━━ GIVEN INFORMATION ━━

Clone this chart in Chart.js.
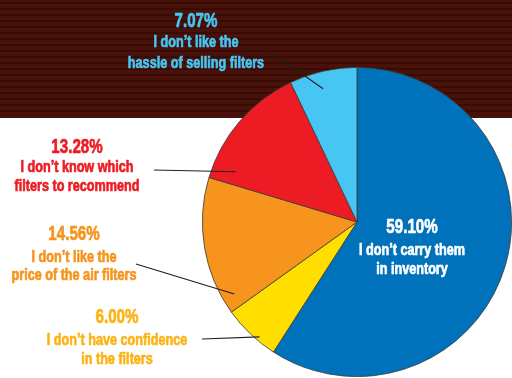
<!DOCTYPE html>
<html>
<head>
<meta charset="utf-8">
<script src="https://cdn.jsdelivr.net/npm/chart.js@4"></script>
<style>
  html, body { margin: 0; padding: 0; background: #fff; }
  #wrap { width: 512px; height: 378px; position: relative; }
</style>
</head>
<body>
<div id="wrap"><canvas id="myChart" width="512" height="378"></canvas></div>
<script>
'use strict'
// data, clockwise from 12 o'clock
let reasons = ['I don\u2019t carry them in inventory', 'I don\u2019t have confidence in the filters',
    'I don\u2019t like the price of the air filters', 'I don\u2019t know which filters to recommend',
    'I don\u2019t like the hassle of selling filters'];
let shares = [59.10, 6.00, 14.56, 13.28, 7.07];
let pctLabels = ['59.10%', '6.00%', '14.56%', '13.28%', '7.07%'];
let labelLines = [
    ['I don\u2019t carry them', 'in inventory'],
    ['I don\u2019t have confidence', 'in the filters'],
    ['I don\u2019t like the', 'price of the air filters'],
    ['I don\u2019t know which', 'filters to recommend'],
    ['I don\u2019t like the', 'hassle of selling filters']
];
let sliceColors = ['#0071bb', '#ffde00', '#f7941d', '#ed1c24', '#47c6f3'];
let textColors = ['#ffffff', '#fbb416', '#f7941d', '#ed1c24', '#47c6f3'];

// label placement: text centre x, baselines, leader start, leader end (fraction of slice angle, fraction of radius)
let layout = [
    { x: 412, y: [233, 255, 274], line: null },
    { x: 117, y: [323, 345, 364], line: [202, 339], at: [0.35, 0.975] },
    { x: 74, y: [240, 262, 280], line: [136, 264], at: [0.10, 0.92] },
    { x: 77, y: [153, 172, 191], line: [154, 170], at: [0.12, 0.85] },
    { x: 196, y: [27, 47, 68], line: [272, 53], at: [0.44, 0.89] }
];

const FONT = '"Liberation Sans", Arial, sans-serif';

// condensed look: squash a bold face horizontally and thicken it a touch
function squeezedText(ctx, txt, x, y, sx) {
    ctx.save();
    ctx.translate(x, y);
    ctx.scale(sx, 1);
    ctx.fillText(txt, 0, 0);
    ctx.strokeText(txt, 0, 0);
    ctx.restore();
}

let backdrop = {
    id: 'backdrop',
    beforeDraw(chart) {
        let ctx = chart.ctx;
        ctx.save();
        ctx.fillStyle = '#ffffff';
        ctx.fillRect(0, 0, chart.width, chart.height);
        ctx.fillStyle = '#48120a';
        ctx.fillRect(0, 0, chart.width, 118);
        ctx.fillStyle = '#390b05';
        for (let y = 2; y < 116; y += 6) {
            ctx.fillRect(0, y, chart.width, 2);
        }
        ctx.restore();
    }
};

let labels = {
    id: 'labels',
    afterDraw(chart) {
        let ctx = chart.ctx;
        let arcs = chart.getDatasetMeta(0).data;
        ctx.save();
        for (let i = 0; i < arcs.length; i++) {
            let a = arcs[i];
            let L = layout[i];
            if (L.line) {
                let ang = a.startAngle + (a.endAngle - a.startAngle) * L.at[0];
                let r = a.outerRadius * L.at[1];
                ctx.beginPath();
                ctx.moveTo(L.line[0], L.line[1]);
                ctx.lineTo(a.x + Math.cos(ang) * r, a.y + Math.sin(ang) * r);
                ctx.strokeStyle = '#231f20';
                ctx.lineWidth = 1.2;
                ctx.stroke();
            }
            ctx.fillStyle = textColors[i];
            ctx.strokeStyle = textColors[i];
            ctx.lineWidth = 0.7;
            ctx.lineJoin = 'round';
            ctx.textAlign = 'center';
            ctx.textBaseline = 'alphabetic';
            ctx.font = 'bold 21px ' + FONT;
            squeezedText(ctx, pctLabels[i], L.x, L.y[0], 0.72);
            ctx.font = 'bold 16px ' + FONT;
            squeezedText(ctx, labelLines[i][0], L.x, L.y[1], 0.79);
            squeezedText(ctx, labelLines[i][1], L.x, L.y[2], 0.79);
        }
        ctx.restore();
    }
};

let ctx = document.getElementById('myChart').getContext('2d');
let myChart = new Chart(ctx, {
    type: 'pie',
    data: {
        labels: reasons,
        datasets: [{
            data: shares,
            backgroundColor: sliceColors,
            borderColor: '#3a3a3a',
            borderWidth: 0.8
        }]
    },
    options: {
        responsive: false,
        animation: false,
        layout: { padding: { left: 202, top: 67, right: 0, bottom: 1 } },
        plugins: {
            legend: { display: false },
            tooltip: { enabled: false }
        }
    },
    plugins: [backdrop, labels]
});
</script>
</body>
</html>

━━━

The listing above needs to be output again exactly. Don't include the pictures.

• TASK RESPONSE
Clone this chart in Chart.js.
<!DOCTYPE html>
<html>
<head>
<meta charset="utf-8">
<script src="https://cdn.jsdelivr.net/npm/chart.js@4"></script>
<style>
  html, body { margin: 0; padding: 0; background: #fff; }
  #wrap { width: 512px; height: 378px; position: relative; }
</style>
</head>
<body>
<div id="wrap"><canvas id="myChart" width="512" height="378"></canvas></div>
<script>
'use strict'
// data, clockwise from 12 o'clock
let reasons = ['I don\u2019t carry them in inventory', 'I don\u2019t have confidence in the filters',
    'I don\u2019t like the price of the air filters', 'I don\u2019t know which filters to recommend',
    'I don\u2019t like the hassle of selling filters'];
let shares = [59.10, 6.00, 14.56, 13.28, 7.07];
let pctLabels = ['59.10%', '6.00%', '14.56%', '13.28%', '7.07%'];
let labelLines = [
    ['I don\u2019t carry them', 'in inventory'],
    ['I don\u2019t have confidence', 'in the filters'],
    ['I don\u2019t like the', 'price of the air filters'],
    ['I don\u2019t know which', 'filters to recommend'],
    ['I don\u2019t like the', 'hassle of selling filters']
];
let sliceColors = ['#0071bb', '#ffde00', '#f7941d', '#ed1c24', '#47c6f3'];
let textColors = ['#ffffff', '#fbb416', '#f7941d', '#ed1c24', '#47c6f3'];

// label placement: text centre x, baselines, leader start, leader end (fraction of slice angle, fraction of radius)
let layout = [
    { x: 412, y: [233, 255, 274], line: null },
    { x: 117, y: [323, 345, 364], line: [202, 339], at: [0.35, 0.975] },
    { x: 74, y: [240, 262, 280], line: [136, 264], at: [0.10, 0.92] },
    { x: 77, y: [153, 172, 191], line: [154, 170], at: [0.12, 0.85] },
    { x: 196, y: [27, 47, 68], line: [272, 53], at: [0.44, 0.89] }
];

const FONT = '"Liberation Sans", Arial, sans-serif';

// condensed look: squash a bold face horizontally and thicken it a touch
function squeezedText(ctx, txt, x, y, sx) {
    ctx.save();
    ctx.translate(x, y);
    ctx.scale(sx, 1);
    ctx.fillText(txt, 0, 0);
    ctx.strokeText(txt, 0, 0);
    ctx.restore();
}

let backdrop = {
    id: 'backdrop',
    beforeDraw(chart) {
        let ctx = chart.ctx;
        ctx.save();
        ctx.fillStyle = '#ffffff';
        ctx.fillRect(0, 0, chart.width, chart.height);
        ctx.fillStyle = '#48120a';
        ctx.fillRect(0, 0, chart.width, 118);
        ctx.fillStyle = '#390b05';
        for (let y = 2; y < 116; y += 6) {
            ctx.fillRect(0, y, chart.width, 2);
        }
        ctx.restore();
    }
};

let labels = {
    id: 'labels',
    afterDraw(chart) {
        let ctx = chart.ctx;
        let arcs = chart.getDatasetMeta(0).data;
        ctx.save();
        for (let i = 0; i < arcs.length; i++) {
            let a = arcs[i];
            let L = layout[i];
            if (L.line) {
                let ang = a.startAngle + (a.endAngle - a.startAngle) * L.at[0];
                let r = a.outerRadius * L.at[1];
                ctx.beginPath();
                ctx.moveTo(L.line[0], L.line[1]);
                ctx.lineTo(a.x + Math.cos(ang) * r, a.y + Math.sin(ang) * r);
                ctx.strokeStyle = '#231f20';
                ctx.lineWidth = 1.2;
                ctx.stroke();
            }
            ctx.fillStyle = textColors[i];
            ctx.strokeStyle = textColors[i];
            ctx.lineWidth = 0.7;
            ctx.lineJoin = 'round';
            ctx.textAlign = 'center';
            ctx.textBaseline = 'alphabetic';
            ctx.font = 'bold 21px ' + FONT;
            squeezedText(ctx, pctLabels[i], L.x, L.y[0], 0.72);
            ctx.font = 'bold 16px ' + FONT;
            squeezedText(ctx, labelLines[i][0], L.x, L.y[1], 0.79);
            squeezedText(ctx, labelLines[i][1], L.x, L.y[2], 0.79);
        }
        ctx.restore();
    }
};

let ctx = document.getElementById('myChart').getContext('2d');
let myChart = new Chart(ctx, {
    type: 'pie',
    data: {
        labels: reasons,
        datasets: [{
            data: shares,
            backgroundColor: sliceColors,
            borderColor: '#3a3a3a',
            borderWidth: 0.8
        }]
    },
    options: {
        responsive: false,
        animation: false,
        layout: { padding: { left: 202, top: 67, right: 0, bottom: 1 } },
        plugins: {
            legend: { display: false },
            tooltip: { enabled: false }
        }
    },
    plugins: [backdrop, labels]
});
</script>
</body>
</html>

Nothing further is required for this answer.